Activity to investigate the relationship between cubic centimeters and milliliters. Students carefully (or not so carefully) calculate the base area for their container, fill it to various heights (depths) of water, and measure the volume of water in the container.
One group of students recalled a prior teacher told them that one centimeter cubed equalled one milliliter, “because that’s how metric works”. I asked how they knew.
“Our eighth grade teacher told us.”
Another student (10 classes into modeling) responded with, “but our data doesn’t support it!”
So the team of now six students set out to calculate their data both ways. The measured volume expected for their calculated volumes, and what size volume in the shape based in their measured volumes. They quickly determined that neither data set would solve their problem. The only solution would be better data. And the bell rang. (And I silently laughed an evil laugh. This group almost tortures themselves with these educational cliffhangers.)
The next day at the start of class, I asked how they thought the previous day of data collection had gone. This group immeadiately spoke up. “Not good.
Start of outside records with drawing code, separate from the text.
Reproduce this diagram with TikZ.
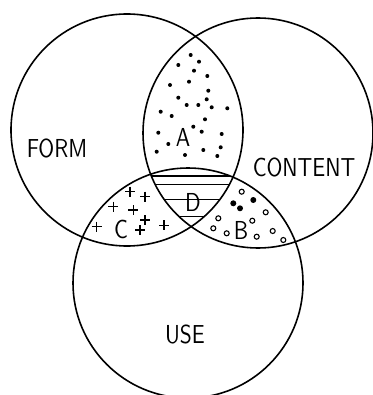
\documentclass[tikz,border=0pt]{standalone}
\usepackage{fontspec}
\newfontfamily\lettering[FakeStretch=0.83]{lmsans10-regular.otf}

\begin{document}
\begin{tikzpicture}[
        x=1pt,y=-1pt,
        ring/.style={line width=1.6pt},
        lbl/.style={font=\lettering\fontsize{26}{26}\selectfont,inner sep=0pt},
        hatch/.style={line width=1.7pt},
        cross/.style={line width=1.3pt},
        ringlet/.style={line width=1.1pt}
      ]
        \useasboundingbox (0,0) rectangle (372,395);
        \coordinate (form) at (127,130);
        \coordinate (content) at (258,133);
        \coordinate (use) at (188,283);
        % the three sets
        \draw[ring] (form) circle[radius=116];
        \draw[ring] (content) circle[radius=115];
        \draw[ring] (use) circle[radius=115];
        % region D: horizontal hatching
        \begin{scope}
          \clip (form) circle[radius=116];
          \clip (content) circle[radius=115];
          \clip (use) circle[radius=115];
          \foreach \y in {176,184.5,199.5,216.5}
            \draw[hatch] (130,\y) -- (250,\y);
        \end{scope}
        % region A: dots
        \foreach \x/\y in {190.7/55,199/61.7,178.3/65,194/70.7,207.3/76,189/81.7,
                           170/85,208.3/90.7,178.3/97.7,206.7/99.3,186.7/105,198.3/105,
                           211.7/107.3,227.3/108.3,160.7/111.7,171.7/116,205/119.3,
                           193.3/126.7,201.7/131.7,221.7/134,158.3/132.7,168.3/144,
                           220.7/147.3,156.7/151.7,185/155,203.3/150,217.3/156}
          \fill (\x,\y) circle[radius=2];
        % region C: crosses
        \foreach \x/\y in {130/191.7,145/196.7,113.3/206.7,133.3/210,145/220,
                           96.7/226.7,140/230,164/225.3}
          \draw[cross] (\x,\y) ++(-5,0) -- ++(10,0) (\x,\y) ++(0,-5) -- ++(0,10);
        % region B: small rings and blobs
        \foreach \x/\y in {241.7/191.7,265.7/212.3,218.3/218.3,252.3/220.7,213.3/228.3,
                           226.7/233.3,256.7/236.7,272.7/231,283.3/240}
          \draw[ringlet] (\x,\y) circle[radius=2.5];
        \foreach \x/\y in {253.3/200,233.3/203.3,240/208.3}
          \fill (\x,\y) circle[radius=3];
        % labels
        \node[lbl] (formlbl) at (57,148) {FORM};
        \node[lbl] (contentlbl) at (304,167) {CONTENT};
        \node[lbl] (uselbl) at (185,334) {USE};
        \node[lbl] (albl) at (183,137) {A};
        \node[lbl] (blbl) at (241,230) {B};
        \node[lbl] (clbl) at (121,229) {C};
        \node[lbl] (dlbl) at (193,202) {D};
      \end{tikzpicture}
\end{document}
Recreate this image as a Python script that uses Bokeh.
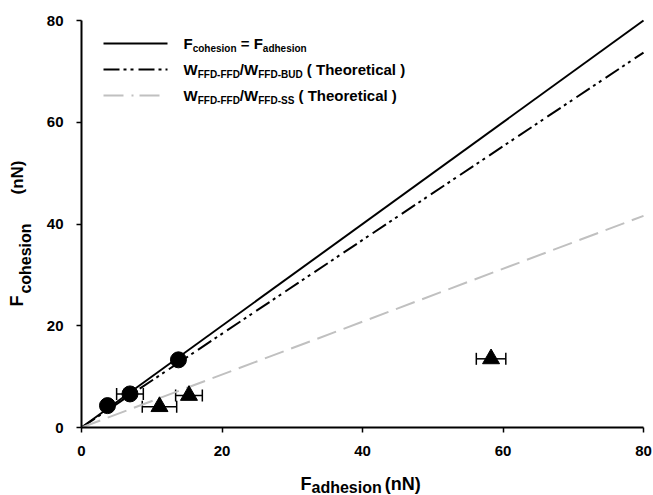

The containers you gave us were terrible.” (They were. I used what I could find. The sides curved. Sorry, kids.)
I asked if they had the chance, if they would like to collect more data – as I put two very square rectangular pans on the lab bench at the front of the room. A student for each pan ran up, grabbed some tools, and got to work.
This is what they produced:
Look at that! A slope of 1 mL/cm^3!
Compared to others:
So, which is better: accuracy, or precision? Turns out students in the 10th grade think these terms are basically the same. I drew the classic three targets on the board: one with a cluster of dots at the center, one with a cluster off center, and one with a cluster that was spread out, but “averaged” to the center. I told them two were precise, and two were accurate.
One student told me her brain exploded. She got it.
The kids almost immeadiately yelled which was which – and I asked, “how do you know the difference between accuracy+precision (the cluster close together at the bullseye), and precise but inaccurate (the tight cluster not at the bullseye)?
And we looped back around to discussing careful measurement and definining variables. And why. Context makes learning so much easier.